# Start of Data excerpt

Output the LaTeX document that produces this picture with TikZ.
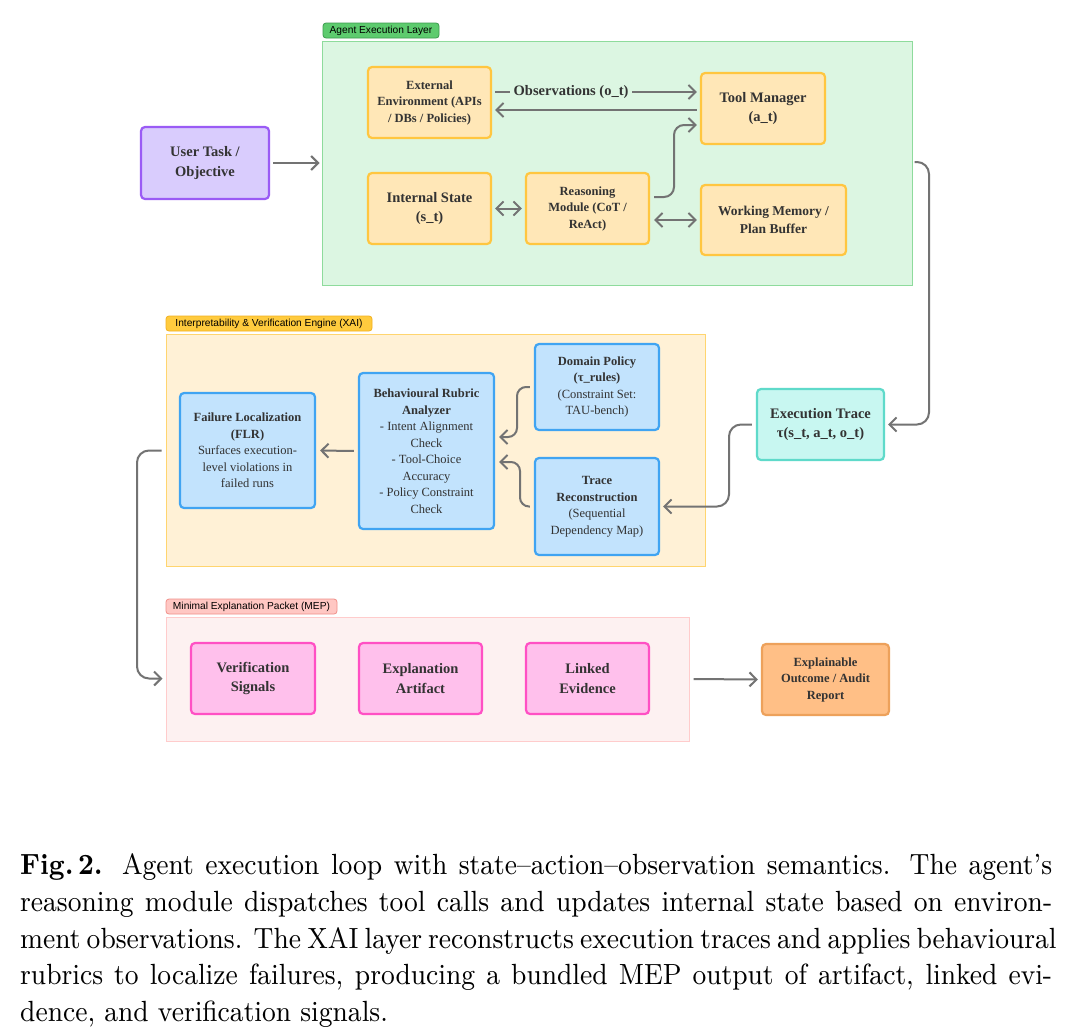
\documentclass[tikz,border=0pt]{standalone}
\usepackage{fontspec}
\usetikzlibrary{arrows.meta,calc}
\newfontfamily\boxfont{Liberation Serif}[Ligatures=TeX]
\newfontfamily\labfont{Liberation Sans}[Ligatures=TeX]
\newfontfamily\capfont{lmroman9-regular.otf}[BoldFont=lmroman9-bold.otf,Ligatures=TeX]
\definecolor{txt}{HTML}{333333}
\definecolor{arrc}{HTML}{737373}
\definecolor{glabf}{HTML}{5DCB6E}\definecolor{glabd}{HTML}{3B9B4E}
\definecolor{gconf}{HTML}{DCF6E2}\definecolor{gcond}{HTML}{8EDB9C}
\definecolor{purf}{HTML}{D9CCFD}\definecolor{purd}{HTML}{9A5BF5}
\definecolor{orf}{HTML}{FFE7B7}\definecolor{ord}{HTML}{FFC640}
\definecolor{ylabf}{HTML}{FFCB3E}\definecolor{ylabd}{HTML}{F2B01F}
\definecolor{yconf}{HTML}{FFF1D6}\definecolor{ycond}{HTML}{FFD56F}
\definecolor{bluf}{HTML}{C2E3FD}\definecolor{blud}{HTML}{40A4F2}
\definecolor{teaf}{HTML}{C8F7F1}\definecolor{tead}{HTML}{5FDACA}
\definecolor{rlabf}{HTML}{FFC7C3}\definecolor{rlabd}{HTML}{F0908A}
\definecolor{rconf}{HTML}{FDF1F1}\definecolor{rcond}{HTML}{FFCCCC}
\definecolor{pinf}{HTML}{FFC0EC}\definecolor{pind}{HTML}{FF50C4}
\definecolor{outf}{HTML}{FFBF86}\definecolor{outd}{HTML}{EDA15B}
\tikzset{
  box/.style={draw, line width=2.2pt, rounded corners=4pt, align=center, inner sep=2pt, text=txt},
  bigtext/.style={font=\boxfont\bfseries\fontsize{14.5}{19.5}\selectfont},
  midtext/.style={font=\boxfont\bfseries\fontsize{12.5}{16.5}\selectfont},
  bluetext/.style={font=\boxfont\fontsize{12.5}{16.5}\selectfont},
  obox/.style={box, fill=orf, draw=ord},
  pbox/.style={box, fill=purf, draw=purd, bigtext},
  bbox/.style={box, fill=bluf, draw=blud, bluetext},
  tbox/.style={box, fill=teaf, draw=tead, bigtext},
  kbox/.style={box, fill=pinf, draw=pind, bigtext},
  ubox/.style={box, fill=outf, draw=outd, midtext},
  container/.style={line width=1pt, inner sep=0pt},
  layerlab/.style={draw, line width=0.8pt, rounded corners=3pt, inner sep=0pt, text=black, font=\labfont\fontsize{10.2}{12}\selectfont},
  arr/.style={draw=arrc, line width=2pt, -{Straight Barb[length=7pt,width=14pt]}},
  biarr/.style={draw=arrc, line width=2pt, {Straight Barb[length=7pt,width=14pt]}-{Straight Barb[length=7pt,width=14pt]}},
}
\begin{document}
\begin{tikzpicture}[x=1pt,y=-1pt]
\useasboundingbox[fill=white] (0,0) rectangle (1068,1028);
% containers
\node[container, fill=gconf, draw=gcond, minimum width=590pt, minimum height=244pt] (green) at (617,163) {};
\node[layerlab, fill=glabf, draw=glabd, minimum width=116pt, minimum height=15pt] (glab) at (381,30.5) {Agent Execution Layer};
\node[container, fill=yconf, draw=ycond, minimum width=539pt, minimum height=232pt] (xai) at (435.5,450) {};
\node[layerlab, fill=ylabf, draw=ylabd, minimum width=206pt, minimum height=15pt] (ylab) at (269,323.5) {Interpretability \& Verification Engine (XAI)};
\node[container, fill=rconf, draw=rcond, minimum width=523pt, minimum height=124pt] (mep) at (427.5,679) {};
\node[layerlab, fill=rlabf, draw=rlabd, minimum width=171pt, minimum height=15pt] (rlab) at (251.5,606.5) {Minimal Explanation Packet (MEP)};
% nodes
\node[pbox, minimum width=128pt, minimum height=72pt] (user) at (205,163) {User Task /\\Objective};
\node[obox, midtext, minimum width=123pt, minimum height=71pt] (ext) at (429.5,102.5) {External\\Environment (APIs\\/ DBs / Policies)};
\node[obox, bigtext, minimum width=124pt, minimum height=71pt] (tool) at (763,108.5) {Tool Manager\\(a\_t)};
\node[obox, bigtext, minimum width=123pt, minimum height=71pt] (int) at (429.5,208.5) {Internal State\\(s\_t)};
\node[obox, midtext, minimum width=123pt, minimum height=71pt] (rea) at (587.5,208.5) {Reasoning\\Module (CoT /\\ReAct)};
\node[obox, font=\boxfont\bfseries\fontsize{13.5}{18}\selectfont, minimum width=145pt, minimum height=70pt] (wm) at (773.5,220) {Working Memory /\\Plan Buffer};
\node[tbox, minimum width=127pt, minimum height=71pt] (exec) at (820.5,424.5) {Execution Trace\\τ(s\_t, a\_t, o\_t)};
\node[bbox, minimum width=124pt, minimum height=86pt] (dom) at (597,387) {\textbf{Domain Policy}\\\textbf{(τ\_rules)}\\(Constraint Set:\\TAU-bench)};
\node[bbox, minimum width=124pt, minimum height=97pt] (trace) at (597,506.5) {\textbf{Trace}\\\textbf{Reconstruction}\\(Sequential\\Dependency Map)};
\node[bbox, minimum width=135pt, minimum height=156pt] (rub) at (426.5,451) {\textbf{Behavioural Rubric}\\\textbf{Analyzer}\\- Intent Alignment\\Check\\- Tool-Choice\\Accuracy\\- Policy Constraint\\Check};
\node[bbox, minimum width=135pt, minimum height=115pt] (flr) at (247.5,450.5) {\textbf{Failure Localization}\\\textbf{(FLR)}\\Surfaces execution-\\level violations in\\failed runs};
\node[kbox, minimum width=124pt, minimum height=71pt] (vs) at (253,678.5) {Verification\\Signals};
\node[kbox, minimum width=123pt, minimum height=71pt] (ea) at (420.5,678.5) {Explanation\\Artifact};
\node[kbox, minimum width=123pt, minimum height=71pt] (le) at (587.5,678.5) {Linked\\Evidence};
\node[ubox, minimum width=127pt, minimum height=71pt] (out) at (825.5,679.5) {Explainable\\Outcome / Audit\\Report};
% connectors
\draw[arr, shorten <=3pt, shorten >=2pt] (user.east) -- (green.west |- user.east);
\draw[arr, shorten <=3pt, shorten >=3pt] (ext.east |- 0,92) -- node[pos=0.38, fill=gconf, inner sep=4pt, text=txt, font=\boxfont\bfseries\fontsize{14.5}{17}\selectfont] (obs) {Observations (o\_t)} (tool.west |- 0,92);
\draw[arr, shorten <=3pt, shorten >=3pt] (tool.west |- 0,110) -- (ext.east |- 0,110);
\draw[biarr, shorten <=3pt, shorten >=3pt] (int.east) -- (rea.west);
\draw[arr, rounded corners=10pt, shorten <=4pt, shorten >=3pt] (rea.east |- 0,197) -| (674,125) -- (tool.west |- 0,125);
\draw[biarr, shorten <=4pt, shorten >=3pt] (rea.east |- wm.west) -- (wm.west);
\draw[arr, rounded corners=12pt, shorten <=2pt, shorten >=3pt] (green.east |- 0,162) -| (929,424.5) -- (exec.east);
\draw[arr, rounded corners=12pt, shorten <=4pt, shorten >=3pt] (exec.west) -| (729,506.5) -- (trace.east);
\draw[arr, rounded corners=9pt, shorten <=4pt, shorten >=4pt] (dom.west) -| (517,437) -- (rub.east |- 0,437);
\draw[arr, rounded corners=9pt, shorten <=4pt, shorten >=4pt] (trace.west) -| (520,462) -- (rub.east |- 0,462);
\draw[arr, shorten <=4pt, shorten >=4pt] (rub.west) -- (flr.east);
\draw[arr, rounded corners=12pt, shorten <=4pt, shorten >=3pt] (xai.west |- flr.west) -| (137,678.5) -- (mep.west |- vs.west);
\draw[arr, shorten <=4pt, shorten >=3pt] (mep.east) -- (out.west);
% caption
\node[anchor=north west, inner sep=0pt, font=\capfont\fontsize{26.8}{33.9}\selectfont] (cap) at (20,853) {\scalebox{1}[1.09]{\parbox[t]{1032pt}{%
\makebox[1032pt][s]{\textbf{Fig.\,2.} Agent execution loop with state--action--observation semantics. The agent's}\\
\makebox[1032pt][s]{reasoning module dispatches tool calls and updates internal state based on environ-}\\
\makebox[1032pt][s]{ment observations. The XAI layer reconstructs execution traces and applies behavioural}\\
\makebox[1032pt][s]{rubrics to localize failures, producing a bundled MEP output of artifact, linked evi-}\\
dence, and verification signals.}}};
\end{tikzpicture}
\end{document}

# End of Data excerpt

Check each line of the listing above for the string "with", then report only how many lines have it.

2